Chase Carey, News Corp. president, tells analysts the company will pursue all options for the struggling social network. Myspace and other digital investments continue to drag on earnings.

February 03, 2011|By Dawn C. Chmielewski, Los Angeles Times

News Corp. raised the prospect of spinning off struggling Myspace, a signal that the media giant is getting ready to pull back from or exit social networks after being overtaken by Facebook.

President and Chief Operating Officer Chase Carey, in a conference call Wednesday with analysts, said the company was weighing strategic options for Myspace, which he said would be best able to achieve its full potential "through a new ownership structure."

A number of parties have expressed interest in acquiring Myspace, Carey said, adding that the company would pursue all options, including bringing in an investor or restructuring ownership led by the site's managers.

"The interest to date ranges from A to Z: industry players, financial players, foreign to domestic," Carey said. "It's incoming. We're not soliciting anything."

Myspace and other digital investments continue to drag on News Corp.'s results.

The company, controlled by Rupert Murdoch, recorded a $275-million impairment related to its Digital Media Group in its second fiscal quarter ended Dec. 31, reflecting the reduced value of assets.

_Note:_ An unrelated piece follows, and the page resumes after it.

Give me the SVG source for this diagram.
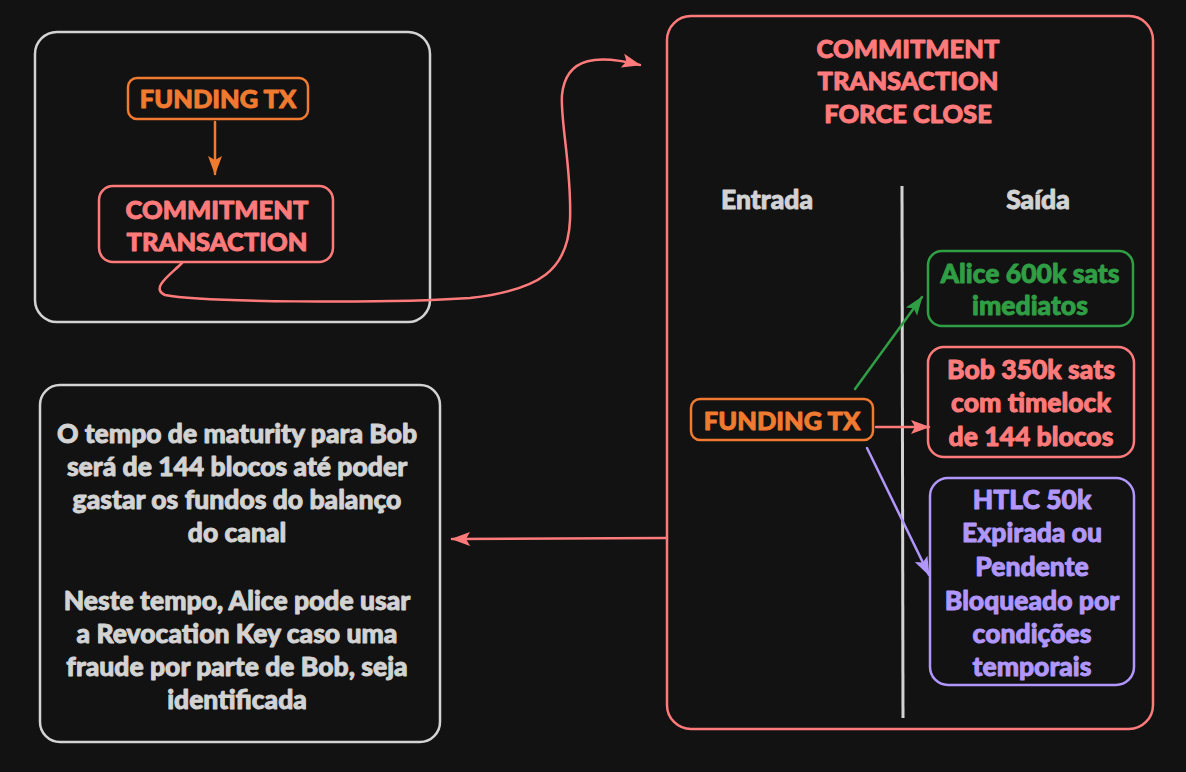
<svg xmlns="http://www.w3.org/2000/svg" width="1186" height="772" viewBox="0 0 1186 772">
<defs>
<style>
text{font-family:Lato,"Noto Sans","DejaVu Sans",sans-serif;font-weight:900;text-anchor:middle;dominant-baseline:central;font-size:26.5px;stroke-width:0.9;stroke-linejoin:round}
.box{fill:#121212;stroke-width:2.5}
.gray{stroke:#d3d3d3}.pink{stroke:#ff7b7b}.orange{stroke:#f07a30}.green{stroke:#2f9e44}.purple{stroke:#b197fc}
.tg{fill:#d3d3d3;stroke:#d3d3d3}.tp{fill:#ff7b7b;stroke:#ff7b7b}.to{fill:#f07a30;stroke:#f07a30}.tgr{fill:#2f9e44;stroke:#2f9e44}.tpu{fill:#b197fc;stroke:#b197fc}
.cap{font-size:25.5px}
.ln{fill:none;stroke-width:2.5;stroke-linecap:round}
</style>
<marker id="aP" viewBox="0 0 20 16" refX="18" refY="8" markerWidth="20" markerHeight="16" orient="auto" markerUnits="userSpaceOnUse"><path d="M0,1 L19,8 L0,15 L4,8 Z" fill="#ff7b7b"/></marker>
<marker id="aO" viewBox="0 0 20 16" refX="18" refY="8" markerWidth="20" markerHeight="16" orient="auto" markerUnits="userSpaceOnUse"><path d="M0,1 L19,8 L0,15 L4,8 Z" fill="#f07a30"/></marker>
<marker id="aG" viewBox="0 0 20 16" refX="18" refY="8" markerWidth="20" markerHeight="16" orient="auto" markerUnits="userSpaceOnUse"><path d="M0,1 L19,8 L0,15 L4,8 Z" fill="#2f9e44"/></marker>
<marker id="aU" viewBox="0 0 20 16" refX="18" refY="8" markerWidth="20" markerHeight="16" orient="auto" markerUnits="userSpaceOnUse"><path d="M0,1 L19,8 L0,15 L4,8 Z" fill="#b197fc"/></marker>
</defs>
<rect width="1186" height="772" fill="#121212"/>

<g id="group-top">
<rect class="box gray" x="35" y="32" width="395" height="290" rx="22"/>
</g>
<g id="node-funding-top">
<rect class="box orange" x="128" y="78" width="180" height="41" rx="9"/>
<text class="to cap" x="218" y="98">FUNDING TX</text>
</g>
<g id="node-commitment">
<rect class="box pink" x="99" y="186" width="234" height="76" rx="14"/>
<text class="tp cap" x="217" y="209">COMMITMENT</text>
<text class="tp cap" x="217" y="241">TRANSACTION</text>
</g>

<g id="group-force-close">
<rect class="box pink" x="667" y="16" width="486" height="713" rx="24"/>
<text class="tp cap" x="908" y="48">COMMITMENT</text>
<text class="tp cap" x="908" y="80">TRANSACTION</text>
<text class="tp cap" x="908" y="113">FORCE CLOSE</text>
<text class="tg" x="767" y="199">Entrada</text>
<text class="tg" x="1038" y="199">Saída</text>
<path d="M902,186 L903,718" stroke="#d3d3d3" stroke-width="3" fill="none"/>
</g>
<g id="node-funding-right">
<rect class="box orange" x="691" y="399" width="182" height="41" rx="9"/>
<text class="to cap" x="782" y="420">FUNDING TX</text>
</g>
<g id="node-alice">
<rect class="box green" x="928" y="251" width="205" height="75" rx="14"/>
<text class="tgr" x="1030" y="273">Alice 600k sats</text>
<text class="tgr" x="1030" y="305">imediatos</text>
</g>
<g id="node-bob">
<rect class="box pink" x="928" y="347" width="206" height="110" rx="16"/>
<text class="tp" x="1031" y="369">Bob 350k sats</text>
<text class="tp" x="1031" y="402">com timelock</text>
<text class="tp" x="1031" y="436">de 144 blocos</text>
</g>
<g id="node-htlc">
<rect class="box purple" x="930" y="478" width="204" height="207" rx="18"/>
<text class="tpu" x="1032" y="499">HTLC 50k</text>
<text class="tpu" x="1032" y="532">Expirada ou</text>
<text class="tpu" x="1032" y="566">Pendente</text>
<text class="tpu" x="1032" y="600">Bloqueado por</text>
<text class="tpu" x="1032" y="633">condições</text>
<text class="tpu" x="1032" y="666">temporais</text>
</g>

<g id="node-note">
<rect class="box gray" x="40" y="385" width="400" height="357" rx="20"/>
<text class="tg" x="237" y="433">O tempo de maturity para Bob</text>
<text class="tg" x="237" y="466">será de 144 blocos até poder</text>
<text class="tg" x="237" y="499">gastar os fundos do balanço</text>
<text class="tg" x="237" y="532">do canal</text>
<text class="tg" x="237" y="600">Neste tempo, Alice pode usar</text>
<text class="tg" x="237" y="633">a Revocation Key caso uma</text>
<text class="tg" x="237" y="666">fraude por parte de Bob, seja</text>
<text class="tg" x="237" y="699">identificada</text>
</g>

<g id="connectors">
<path class="ln" d="M215,122 L215,174" stroke="#f07a30" marker-end="url(#aO)"/>
<path class="ln" d="M182,263 C170,275 150,288 165,295 C200,302 380,304 470,298 C540,290 568,270 570,220 C572,170 560,120 562,95 C566,55 600,55 640,65" stroke="#ff7b7b" marker-end="url(#aP)"/>
<path class="ln" d="M855,389 L922,297" stroke="#2f9e44" marker-end="url(#aG)"/>
<path class="ln" d="M876,427 L929,427" stroke="#ff7b7b" marker-end="url(#aP)"/>
<path class="ln" d="M867,448 L929,575" stroke="#b197fc" marker-end="url(#aU)"/>
<path class="ln" d="M667,538 L452,539" stroke="#ff7b7b" marker-end="url(#aP)"/>
</g>
</svg>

The write-down includes restructuring costs at Myspace, where the entertainment giant recently laid off about half the staff in an attempt to achieve profitability, as well as losses from its sale of the Jamba mobile business.

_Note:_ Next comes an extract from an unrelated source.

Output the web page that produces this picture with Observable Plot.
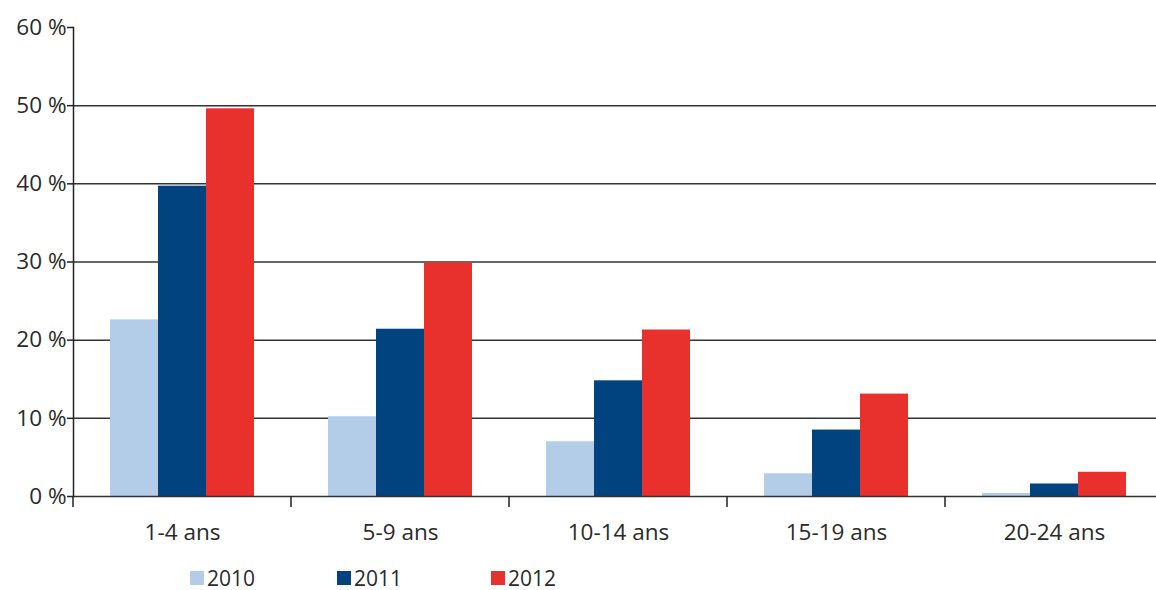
<!DOCTYPE html>
<html>
<head>
<meta charset="utf-8">
<script src="https://cdn.jsdelivr.net/npm/d3@7"></script>
<script src="https://cdn.jsdelivr.net/npm/@observablehq/plot@0.6"></script>
<style>
  html, body { margin: 0; padding: 0; background: #fff; }
  body { width: 1156px; height: 590px; overflow: hidden; font-family: "Open Sans", sans-serif; }
  #chart { width: 1165px; }
  #chart svg { display: block; max-width: none !important; }
  .legend { display: flex; align-items: center; margin-left: 190px; height: 40px; margin-top: 8px; font-size: 21px; color: #2a2a2a; }
  .legend .item { display: flex; align-items: center; }
  .legend .sw { width: 14px; height: 14px; margin-right: 3px; }
</style>
</head>
<body>
<div id="chart"></div>
<script>
const ages = ["1-4 ans", "5-9 ans", "10-14 ans", "15-19 ans", "20-24 ans"];
const years = ["2010", "2011", "2012"];
const v2010 = [22.6, 10.2, 7.0, 2.9, 0.4];
const v2011 = [39.7, 21.4, 14.8, 8.5, 1.6];
const v2012 = [49.6, 29.9, 21.3, 13.1, 3.1];
const yTicks = [0, 10, 20, 30, 40, 50, 60];
const gridTicks = [10, 20, 30, 40, 50];
const colors = ["#b3cde9", "#00437f", "#e8302d"];

const series = [v2010, v2011, v2012];
const data = [];
ages.forEach((a, i) => years.forEach((y, j) => data.push({age: a, year: y, value: series[j][i]})));

function boundaryTick(index, scales, values, dimensions) {
  const y0 = scales.y(0);
  const x0 = dimensions.marginLeft;
  const g = d3.create("svg:g");
  g.append("line")
    .attr("x1", x0).attr("x2", x0)
    .attr("y1", y0).attr("y2", y0 + 11)
    .attr("stroke", "#222").attr("stroke-width", 1.5);
  return g.node();
}

const chart = Plot.plot({
  width: 1165,
  height: 550,
  marginLeft: 71,
  marginRight: 0,
  marginTop: 27,
  marginBottom: 54,
  style: {fontFamily: "Open Sans, sans-serif", fontSize: "22.5px", color: "#2a2a2a", background: "#fff", maxWidth: "none"},
  fx: {domain: ages, padding: 0, label: null},
  x: {domain: years, paddingInner: 0, paddingOuter: 0.75, axis: null},
  y: {domain: [0, 60], label: null},
  color: {domain: years, range: colors},
  marks: [
    Plot.ruleY(gridTicks, {stroke: "#333", strokeWidth: 1.5}),
    Plot.barY(data, {fx: "age", x: "year", y: "value", fill: "year"}),
    Plot.ruleY([0], {stroke: "#333", strokeWidth: 1.5}),
    Plot.frame({anchor: "left", facetAnchor: "left", stroke: "#222", strokeWidth: 1.5}),
    boundaryTick,
    Plot.axisY({ticks: yTicks, tickFormat: d => d + " %", tickSize: 6, tickPadding: 1, stroke: "#222", strokeWidth: 1.5, fill: "#2a2a2a", label: null}),
    Plot.axisFx({anchor: "bottom", tickSize: 0, tickPadding: 28, fill: "#2a2a2a", label: null})
  ]
});
document.getElementById("chart").appendChild(chart);

const legend = document.createElement("div");
legend.className = "legend";
const widths = [147, 154, 100];
years.forEach((y, i) => {
  const item = document.createElement("div");
  item.className = "item";
  item.style.width = widths[i] + "px";
  const sw = document.createElement("span");
  sw.className = "sw";
  sw.style.background = colors[i];
  const t = document.createElement("span");
  t.textContent = y;
  item.appendChild(sw);
  item.appendChild(t);
  legend.appendChild(item);
});
document.body.appendChild(legend);
</script>
</body>
</html>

News Corp. reported net income of $642 million for the quarter, a significant gain over a year earlier, when it reported net income of $254 million. Revenue rose to nearly $8.8 billion, up incrementally from $8.7 billion in the comparable quarter.

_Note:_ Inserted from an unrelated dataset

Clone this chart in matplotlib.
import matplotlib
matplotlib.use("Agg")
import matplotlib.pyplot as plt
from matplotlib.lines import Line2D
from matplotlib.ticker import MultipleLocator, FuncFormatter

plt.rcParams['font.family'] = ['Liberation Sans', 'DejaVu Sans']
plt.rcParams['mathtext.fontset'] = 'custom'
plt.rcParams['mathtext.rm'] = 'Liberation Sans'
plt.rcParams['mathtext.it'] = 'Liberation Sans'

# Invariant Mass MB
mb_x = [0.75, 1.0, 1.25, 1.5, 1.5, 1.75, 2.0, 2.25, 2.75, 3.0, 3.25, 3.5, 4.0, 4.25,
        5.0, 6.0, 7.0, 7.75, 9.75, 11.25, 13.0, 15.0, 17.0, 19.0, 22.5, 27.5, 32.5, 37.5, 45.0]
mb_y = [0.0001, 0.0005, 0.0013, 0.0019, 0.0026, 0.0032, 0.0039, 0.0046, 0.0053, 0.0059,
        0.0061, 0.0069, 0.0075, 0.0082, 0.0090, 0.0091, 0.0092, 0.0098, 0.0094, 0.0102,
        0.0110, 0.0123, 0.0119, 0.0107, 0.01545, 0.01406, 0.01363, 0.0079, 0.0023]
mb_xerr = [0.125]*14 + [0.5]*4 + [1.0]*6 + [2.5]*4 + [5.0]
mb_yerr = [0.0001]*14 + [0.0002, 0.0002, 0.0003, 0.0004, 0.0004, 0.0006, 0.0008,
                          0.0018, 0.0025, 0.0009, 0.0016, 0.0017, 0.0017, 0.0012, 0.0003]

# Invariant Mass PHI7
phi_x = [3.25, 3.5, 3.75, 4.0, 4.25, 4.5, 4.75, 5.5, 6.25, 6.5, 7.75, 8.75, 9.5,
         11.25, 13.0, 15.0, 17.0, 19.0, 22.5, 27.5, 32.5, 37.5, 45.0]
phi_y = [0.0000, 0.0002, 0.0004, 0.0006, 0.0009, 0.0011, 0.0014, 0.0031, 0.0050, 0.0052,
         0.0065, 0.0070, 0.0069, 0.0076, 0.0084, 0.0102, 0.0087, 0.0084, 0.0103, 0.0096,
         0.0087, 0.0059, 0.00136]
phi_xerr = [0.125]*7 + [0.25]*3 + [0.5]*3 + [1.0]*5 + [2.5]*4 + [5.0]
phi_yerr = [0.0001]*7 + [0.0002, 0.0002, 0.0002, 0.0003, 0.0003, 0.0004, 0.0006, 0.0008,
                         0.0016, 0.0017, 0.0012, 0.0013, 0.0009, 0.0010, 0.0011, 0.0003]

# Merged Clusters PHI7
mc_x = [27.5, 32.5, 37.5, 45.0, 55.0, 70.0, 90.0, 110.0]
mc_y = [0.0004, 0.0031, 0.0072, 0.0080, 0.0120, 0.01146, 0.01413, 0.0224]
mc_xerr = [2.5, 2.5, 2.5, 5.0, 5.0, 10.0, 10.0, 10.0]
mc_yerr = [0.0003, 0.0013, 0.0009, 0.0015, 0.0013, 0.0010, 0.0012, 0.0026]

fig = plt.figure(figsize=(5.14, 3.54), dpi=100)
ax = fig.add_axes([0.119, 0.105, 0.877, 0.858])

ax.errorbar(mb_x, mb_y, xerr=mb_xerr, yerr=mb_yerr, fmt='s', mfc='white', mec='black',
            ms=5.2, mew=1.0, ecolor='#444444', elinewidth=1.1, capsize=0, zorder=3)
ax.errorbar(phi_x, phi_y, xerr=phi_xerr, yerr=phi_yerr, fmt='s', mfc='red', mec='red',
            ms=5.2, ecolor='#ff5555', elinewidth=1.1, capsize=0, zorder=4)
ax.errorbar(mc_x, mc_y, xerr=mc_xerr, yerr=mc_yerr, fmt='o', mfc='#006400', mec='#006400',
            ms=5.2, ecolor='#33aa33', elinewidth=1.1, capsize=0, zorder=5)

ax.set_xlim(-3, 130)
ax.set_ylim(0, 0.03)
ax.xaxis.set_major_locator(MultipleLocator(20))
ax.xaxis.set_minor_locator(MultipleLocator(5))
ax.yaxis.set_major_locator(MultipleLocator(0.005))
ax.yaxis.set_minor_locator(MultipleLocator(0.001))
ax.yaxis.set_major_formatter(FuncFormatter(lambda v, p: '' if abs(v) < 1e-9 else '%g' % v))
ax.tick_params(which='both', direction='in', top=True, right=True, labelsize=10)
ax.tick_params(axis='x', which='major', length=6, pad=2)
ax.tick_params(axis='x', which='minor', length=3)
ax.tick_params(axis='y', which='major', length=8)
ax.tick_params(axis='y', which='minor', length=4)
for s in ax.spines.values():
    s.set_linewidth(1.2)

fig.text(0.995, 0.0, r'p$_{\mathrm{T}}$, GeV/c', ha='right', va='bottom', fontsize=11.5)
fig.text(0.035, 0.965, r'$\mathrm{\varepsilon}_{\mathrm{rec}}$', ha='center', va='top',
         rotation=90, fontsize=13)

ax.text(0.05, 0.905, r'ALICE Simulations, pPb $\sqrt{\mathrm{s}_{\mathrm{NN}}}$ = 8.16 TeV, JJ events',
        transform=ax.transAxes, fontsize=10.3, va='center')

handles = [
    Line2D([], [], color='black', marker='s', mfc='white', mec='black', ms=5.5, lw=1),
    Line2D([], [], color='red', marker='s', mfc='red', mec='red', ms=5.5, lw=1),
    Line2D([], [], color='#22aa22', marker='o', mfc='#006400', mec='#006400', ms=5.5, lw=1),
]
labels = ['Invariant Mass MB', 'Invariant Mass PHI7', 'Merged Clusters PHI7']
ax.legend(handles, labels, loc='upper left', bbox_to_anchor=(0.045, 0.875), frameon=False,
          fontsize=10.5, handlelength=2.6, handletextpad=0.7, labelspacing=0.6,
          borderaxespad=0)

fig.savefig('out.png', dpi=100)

Television was the big driver in News Corp.'s results, with the cable networks, which include Fox News, bringing in nearly 60% of the company's operating income. The Fox television network and the locally owned station group saw a more than fourfold rise in operating income to $151 million, thanks to increased spending on political ads and a rebound in the local ad market.

The film group reported a decline in operating income to $189 million, from $324 million a year earlier, when Fox released the DVD of "Ice Age: Dawn of the Dinosaurs."